Garlic swore off sports. He says he wasn't interested in watching or playing a stark contrast to his life before the accident.
"Growing up, I did everything. I was the most active person I knew and the only one I knew who would ride over 30 miles on a mountain bike," Garlic said. "Unfortunately my legs were my gift, and I didn't take it for granted. I don't think that I wanted to give up on life. I wanted to give up on things that I couldn't do the same as I used to. I didn't want to adapt."
Garlic says in spite of his own injuries, he could still make a difference in the lives of those who suffered severe injuries by looking inside himself.
"It took five years for me to stop being angry.
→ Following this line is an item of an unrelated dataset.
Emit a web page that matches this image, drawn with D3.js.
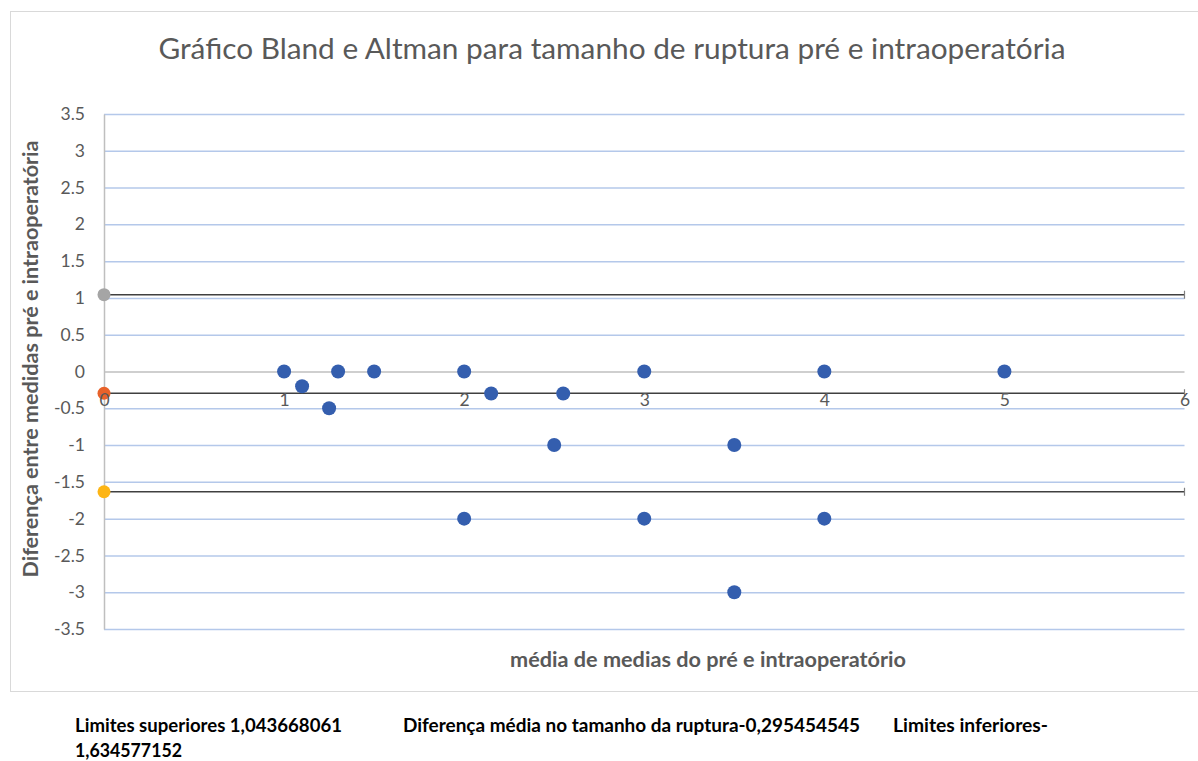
<!DOCTYPE html>
<html>
<head>
<meta charset="utf-8">
<script src="https://cdn.jsdelivr.net/npm/d3@7"></script>
<style>
  html, body { margin: 0; padding: 0; background: #fff; }
  svg { display: block; }
</style>
</head>
<body>
<svg id="chart" width="1198" height="761"></svg>
<script>
// ---- Data ----
const titleText = "Gráfico Bland e Altman para tamanho de ruptura pré e intraoperatória";
const yTitleText = "Diferença entre medidas pré e intraoperatória";
const xTitleText = "média de medias do pré e intraoperatório";

const meanValues = [1, 1.1, 1.25, 1.3, 1.5, 2, 2.15, 2.5, 2.55, 3, 2, 3, 3.5, 3.5, 4, 4, 5];
const diffValues = [0, -0.2, -0.5, 0, 0, 0, -0.3, -1, -0.3, 0, -2, -2, -1, -3, 0, -2, 0];

const upperLimit = 1.043668061;
const meanDiff = -0.295454545;
const lowerLimit = -1.634577152;
const refLines = [upperLimit, meanDiff, lowerLimit];
const refColors = ["#a5a5a5", "#e8622a", "#fdb515"];

const xTicks = [0, 1, 2, 3, 4, 5, 6];
const yTicks = [3.5, 3, 2.5, 2, 1.5, 1, 0.5, 0, -0.5, -1, -1.5, -2, -2.5, -3, -3.5];

const footerLine1 = ["Limites superiores 1,043668061", "Diferença média no tamanho da ruptura-0,295454545", "Limites inferiores-"];
const footerLine2 = "1,634577152";

// ---- Layout ----
const svg = d3.select("#chart");
const plotLeft = 104, plotRight = 1184.5, plotTop = 114, plotBottom = 629;

const x = d3.scaleLinear().domain([0, 6]).range([plotLeft, plotRight]);
const y = d3.scaleLinear().domain([-3.5, 3.5]).range([plotBottom, plotTop]);

const FONT = "Lato, 'Open Sans', sans-serif";

// chart frame
svg.append("rect")
  .attr("x", 10.5).attr("y", 11.5).attr("width", 1195).attr("height", 680)
  .attr("fill", "#fff").attr("stroke", "#d9d9d9").attr("stroke-width", 1);

// title
svg.append("text")
  .attr("x", 612).attr("y", 59)
  .attr("text-anchor", "middle")
  .attr("font-family", FONT)
  .attr("font-size", 29)
  .attr("fill", "#595959")
  .attr("textLength", 907).attr("lengthAdjust", "spacingAndGlyphs")
  .text(titleText);

// gridlines
const grid = svg.append("g")
  .attr("transform", `translate(${plotLeft},0)`)
  .call(d3.axisLeft(y).tickValues(yTicks).tickSize(-(plotRight - plotLeft)).tickFormat(""));
grid.select(".domain").remove();
grid.selectAll(".tick line")
  .attr("stroke", d => d === 0 ? "#bfbfbf" : "#b4c8ea")
  .attr("stroke-width", 1.5);

// y axis labels + line
const yAxis = svg.append("g")
  .attr("transform", `translate(${plotLeft},0)`)
  .call(d3.axisLeft(y).tickValues(yTicks).tickSize(0).tickPadding(19).tickFormat(d => String(d)));
yAxis.select(".domain").attr("stroke", "#bfbfbf").attr("stroke-width", 1.5);
yAxis.selectAll(".tick text")
  .attr("font-family", FONT)
  .attr("font-size", 17.5)
  .attr("fill", "#595959");

// reference lines (limits and mean) with end caps
const refG = svg.append("g");
refLines.forEach(v => {
  refG.append("line")
    .attr("x1", x(0)).attr("x2", x(6))
    .attr("y1", y(v)).attr("y2", y(v))
    .attr("stroke", "#404040").attr("stroke-width", 1.6);
  refG.append("line")
    .attr("x1", x(6)).attr("x2", x(6))
    .attr("y1", y(v) - 4).attr("y2", y(v) + 4)
    .attr("stroke", "#7f7f7f").attr("stroke-width", 1.2);
});

// data points
svg.append("g").selectAll("circle")
  .data(meanValues.map((m, i) => ({m, d: diffValues[i]})))
  .join("circle")
  .attr("cx", p => x(p.m))
  .attr("cy", p => y(p.d))
  .attr("r", 7)
  .attr("fill", "#345eae");

// reference points at x = 0
svg.append("g").selectAll("circle")
  .data(refLines)
  .join("circle")
  .attr("cx", x(0))
  .attr("cy", v => y(v))
  .attr("r", 6.5)
  .attr("fill", (v, i) => refColors[i]);

// x axis labels (crossing at mean difference)
const xAxis = svg.append("g")
  .attr("transform", `translate(0,${y(meanDiff)})`)
  .call(d3.axisBottom(x).tickValues(xTicks).tickSize(0).tickPadding(0).tickFormat(d => String(d)));
xAxis.select(".domain").remove();
xAxis.selectAll(".tick text")
  .attr("y", 12.5)
  .attr("dy", 0)
  .attr("font-family", FONT)
  .attr("font-size", 17.5)
  .attr("fill", "#595959");

// axis titles
svg.append("text")
  .attr("transform", `translate(38,359) rotate(-90)`)
  .attr("text-anchor", "middle")
  .attr("font-family", FONT)
  .attr("font-weight", "bold")
  .attr("font-size", 20)
  .attr("fill", "#595959")
  .attr("textLength", 437).attr("lengthAdjust", "spacingAndGlyphs")
  .text(yTitleText);

svg.append("text")
  .attr("x", 708).attr("y", 667)
  .attr("text-anchor", "middle")
  .attr("font-family", FONT)
  .attr("font-weight", "bold")
  .attr("font-size", 20)
  .attr("fill", "#595959")
  .attr("textLength", 396).attr("lengthAdjust", "spacingAndGlyphs")
  .text(xTitleText);

// footer text
const footerX = [75, 403, 893];
const footerW = [267, 457, 155];
footerLine1.forEach((t, i) => {
  svg.append("text")
    .attr("x", footerX[i]).attr("y", 732)
    .attr("font-family", FONT)
    .attr("font-weight", "bold")
    .attr("font-size", 18)
    .attr("fill", "#000")
    .attr("textLength", footerW[i]).attr("lengthAdjust", "spacingAndGlyphs")
    .text(t);
});
svg.append("text")
  .attr("x", 75).attr("y", 757)
  .attr("font-family", FONT)
  .attr("font-weight", "bold")
  .attr("font-size", 18)
  .attr("fill", "#000")
  .attr("textLength", 107).attr("lengthAdjust", "spacingAndGlyphs")
  .text(footerLine2);
</script>
</body>
</html>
I learned about a whole new world of amputees, paraplegics, quadriplegics, and other disable individual who overcame obstacles in life. I learned that, however extensive, my injuries are not special nor are they solitary."
This past year Garlic decided to focus on competing at the 2018 Army Trials at Fort Bliss, Texas. His performance even surprised him.
"I earned four gold, two silver and three bronze medals in swimming, powerlifting and track respectively at Ft. Bliss. I only expected to medal in basketball which is pretty much all I came for. I definitely didn't expect to be chosen to move forward. I only looked at the Trials as an opportunity to learn a few new training methods," Garlic said.
Now, the former Armor Crewman is preparing to compete at the 2018 Department of Defense Warrior Games, June 1 - 9 in Colorado Springs, Colorado.
"I'm made for this kind of thing. It's part of why I enlisted in the first place. It's a duty to put any talents to use. Adaptive sports opens doors and can help you grow because if you're not growing you're dying and I'm trying to enjoy life."